Ledeen has a point but he misses the importance of Desert Shield in 1990 and Desert Storm in 1991 in pushing democracy forward.
Remember that this war took place in the period between the fall of the Berlin Wall and the collapse of the Soviet Union. With the Soviets in retreat in Eastern Europe, many saw the Cold War as ending because of Gorbachov's decisions or as the end of a long exhausting struggle that the US was winning only by default--the last of two combatants to drop their sword and collapse to the bloody ground.
Could we have pursued our course of action with this view of us--and our power--intact?
What changed this developing view of the end of the Cold War was, first of all, our ability to bribe and coerce a large coalition (so how much did we pay for those Egyptian and Syrian divisions that affected the military campaign not a bit?) to go to war on our side. The enemy didn't even matter for this purpose. The point was that instead of a Cold War division of states, choosing sides as they always did between the US and USSR, the world aligned itself with us. Moscow just watched, unable and unwilling to affect the outcome.
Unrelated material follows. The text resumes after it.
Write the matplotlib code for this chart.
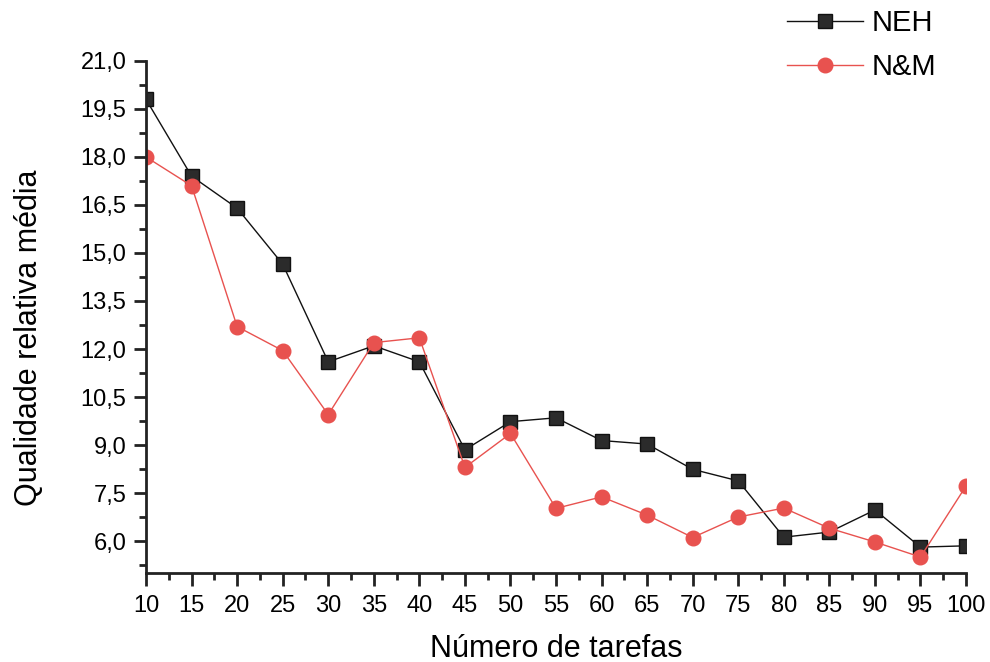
import matplotlib
matplotlib.use("Agg")
import matplotlib.pyplot as plt
from matplotlib.ticker import MultipleLocator, FuncFormatter

plt.rcParams['font.family'] = ['Liberation Sans', 'DejaVu Sans']

# Number of tasks
tarefas = [10, 15, 20, 25, 30, 35, 40, 45, 50, 55, 60, 65, 70, 75, 80, 85, 90, 95, 100]

# Average relative quality per heuristic
neh = [19.8, 17.4, 16.4, 14.65, 11.6, 12.1, 11.6, 8.85, 9.73, 9.85, 9.14, 9.03, 8.24,
       7.88, 6.12, 6.28, 6.97, 5.81, 5.85]
nm = [18.0, 17.1, 12.7, 11.95, 9.95, 12.2, 12.35, 8.3, 9.36, 7.02, 7.38, 6.81, 6.11,
      6.75, 7.03, 6.4, 5.97, 5.5, 7.72]

fig = plt.figure(figsize=(9.9, 6.62), dpi=100)
ax = fig.add_axes([0.1475, 0.1344, 0.8283, 0.7735])

ax.plot(tarefas, neh, '-s', color='#111111', markerfacecolor='#2b2b2b',
        markeredgecolor='#111111', linewidth=1.0, markersize=9.5, label='NEH')
ax.plot(tarefas, nm, '-o', color='#e8524f', markerfacecolor='#e8524f',
        markeredgecolor='#e8524f', linewidth=1.0, markersize=10.5, label='N&M')

ax.set_xlim(10, 100)
ax.set_ylim(5.0, 21.0)
ax.set_xticks(tarefas)
ax.xaxis.set_minor_locator(MultipleLocator(2.5))
ax.yaxis.set_major_locator(MultipleLocator(1.5))
ax.yaxis.set_minor_locator(MultipleLocator(0.75))
ax.yaxis.set_major_formatter(FuncFormatter(lambda v, p: f'{v:.1f}'.replace('.', ',')))

for s in ['top', 'right']:
    ax.spines[s].set_visible(False)
for s in ['left', 'bottom']:
    ax.spines[s].set_linewidth(2.0)
    ax.spines[s].set_color('#222222')

ax.tick_params(which='major', direction='out', length=9, width=2, labelsize=17, color='#222222')
ax.tick_params(which='minor', direction='out', length=5, width=2, color='#222222')
ax.tick_params(axis='x', pad=7)
ax.tick_params(axis='y', pad=5)

ax.set_xlabel('Número de tarefas', fontsize=22, labelpad=12)
ax.set_ylabel('Qualidade relativa média', fontsize=22)
ax.yaxis.set_label_coords(-0.124, 0.46)

leg = ax.legend(loc='upper left', bbox_to_anchor=(0.75, 1.153), frameon=False,
                fontsize=21, handlelength=2.6, handletextpad=0.3, labelspacing=0.55)

fig.savefig('out.png', dpi=100)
Then the war itself, with a stunning display of our military power that crushed the enemy, cemented the view that American power was unstoppable. We beat a mini-USSR with its Soviet equipment and oppressive government. The proxy victory showed Soviet hardware (or Chinese copies) burning and abandoned in the desert, and left us supreme. No longer the exhausted, lucky survivor; we were victorious. And we felt victorious.
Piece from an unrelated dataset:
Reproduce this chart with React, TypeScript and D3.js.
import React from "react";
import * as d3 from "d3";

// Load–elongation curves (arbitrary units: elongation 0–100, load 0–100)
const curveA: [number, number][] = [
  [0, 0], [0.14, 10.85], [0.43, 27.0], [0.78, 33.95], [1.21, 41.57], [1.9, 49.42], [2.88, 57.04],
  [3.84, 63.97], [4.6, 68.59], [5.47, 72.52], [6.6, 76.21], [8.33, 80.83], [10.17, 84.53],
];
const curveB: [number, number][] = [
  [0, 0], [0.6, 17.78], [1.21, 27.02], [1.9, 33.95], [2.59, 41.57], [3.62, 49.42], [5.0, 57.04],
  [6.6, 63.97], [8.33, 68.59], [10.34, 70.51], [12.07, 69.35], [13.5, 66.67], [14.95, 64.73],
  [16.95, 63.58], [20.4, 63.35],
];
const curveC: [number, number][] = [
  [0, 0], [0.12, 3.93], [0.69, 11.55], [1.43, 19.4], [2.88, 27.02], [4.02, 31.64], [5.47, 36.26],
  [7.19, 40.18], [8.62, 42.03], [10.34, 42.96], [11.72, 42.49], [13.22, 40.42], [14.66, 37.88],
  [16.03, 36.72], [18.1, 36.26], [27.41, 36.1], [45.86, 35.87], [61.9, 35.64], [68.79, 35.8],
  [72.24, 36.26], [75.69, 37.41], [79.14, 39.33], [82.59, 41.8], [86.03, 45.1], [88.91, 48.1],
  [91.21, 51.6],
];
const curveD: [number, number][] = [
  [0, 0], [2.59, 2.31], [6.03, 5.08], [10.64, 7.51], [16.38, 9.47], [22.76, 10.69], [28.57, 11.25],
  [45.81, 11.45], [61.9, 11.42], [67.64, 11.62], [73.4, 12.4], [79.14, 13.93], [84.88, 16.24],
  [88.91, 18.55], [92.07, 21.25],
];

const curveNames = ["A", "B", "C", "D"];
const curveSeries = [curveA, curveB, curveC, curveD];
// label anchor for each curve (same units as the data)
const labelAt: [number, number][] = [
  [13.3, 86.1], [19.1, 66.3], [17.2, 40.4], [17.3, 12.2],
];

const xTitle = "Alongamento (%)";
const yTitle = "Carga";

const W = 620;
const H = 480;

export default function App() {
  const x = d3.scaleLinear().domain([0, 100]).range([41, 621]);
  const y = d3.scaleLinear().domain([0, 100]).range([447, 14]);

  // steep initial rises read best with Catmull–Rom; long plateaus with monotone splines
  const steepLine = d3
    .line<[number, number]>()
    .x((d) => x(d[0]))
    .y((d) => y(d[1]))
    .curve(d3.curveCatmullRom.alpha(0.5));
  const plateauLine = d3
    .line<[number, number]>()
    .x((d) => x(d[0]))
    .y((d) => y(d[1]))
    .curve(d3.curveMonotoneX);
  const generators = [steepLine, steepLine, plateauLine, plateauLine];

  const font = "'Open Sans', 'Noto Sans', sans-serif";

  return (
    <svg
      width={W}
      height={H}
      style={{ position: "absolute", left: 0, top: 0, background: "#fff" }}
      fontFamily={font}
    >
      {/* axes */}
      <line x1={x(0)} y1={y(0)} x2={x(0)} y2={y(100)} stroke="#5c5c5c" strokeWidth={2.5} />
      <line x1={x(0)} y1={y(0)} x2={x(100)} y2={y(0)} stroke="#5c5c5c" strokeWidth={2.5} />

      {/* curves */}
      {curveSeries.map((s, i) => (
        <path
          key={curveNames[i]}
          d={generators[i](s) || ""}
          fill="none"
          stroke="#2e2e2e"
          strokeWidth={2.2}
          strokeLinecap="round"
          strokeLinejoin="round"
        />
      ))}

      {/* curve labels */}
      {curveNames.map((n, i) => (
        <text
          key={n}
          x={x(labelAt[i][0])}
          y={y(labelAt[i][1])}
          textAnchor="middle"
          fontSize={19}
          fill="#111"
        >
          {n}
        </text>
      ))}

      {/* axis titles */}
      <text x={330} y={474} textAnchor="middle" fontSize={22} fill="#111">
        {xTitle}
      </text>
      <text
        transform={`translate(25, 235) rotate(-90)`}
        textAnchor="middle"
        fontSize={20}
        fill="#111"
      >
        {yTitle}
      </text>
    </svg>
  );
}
And when, by the end of 1991 the Soviet Union, too, went kaput, we became the hyperpower. The progression was clear: Cold War deadlock; Soviet irrelevance; American military victory; collapse of Soviet Union.
So even as we stood up after staggering under the terrible blows of the Twin Towers and Pentagon (and marveled at the first counter-attack in the air over Pennsylvania) and we looked at how we could combat the forces of evil that 9-11 thrust into our awareness, we could assume a freedom of action that was unique. We could use our power to protect ourselves and continue the revolutionary age that began in Spain. This time taking it into the region that had resisted progress and democracy for so long and which had cultivated a sick version of Islam that worshipped death.
Look, I claim no prescience. I was a realist. But the 9-11 attacks shocked me into realizing we had to go after the states that supported terror as much as we needed to kill the terrorists. But my embrace of realism has led me to agree that we must push democracy to protect ourselves. This idealistic impulse was always present. I do remember the events of Algeria as the 1990s began, where the government suspended the elections when the Islamists did well. I remember thinking that with the Soviet Union unable to exploit this to cause trouble we should have welcomed democracy and risked chaos. It wasn't our call, but I was willing to risk democracy. Now I see no choice. It doesn't mean we push everywhere equally hard. Pakistan and Saudi Arabia require different paths than Egypt or Iran. But it should be our goal.
So do not look at the 1990s as a lost decade. It began with events that cemented our hold on global power and gave us the confidence to use that power in our defense.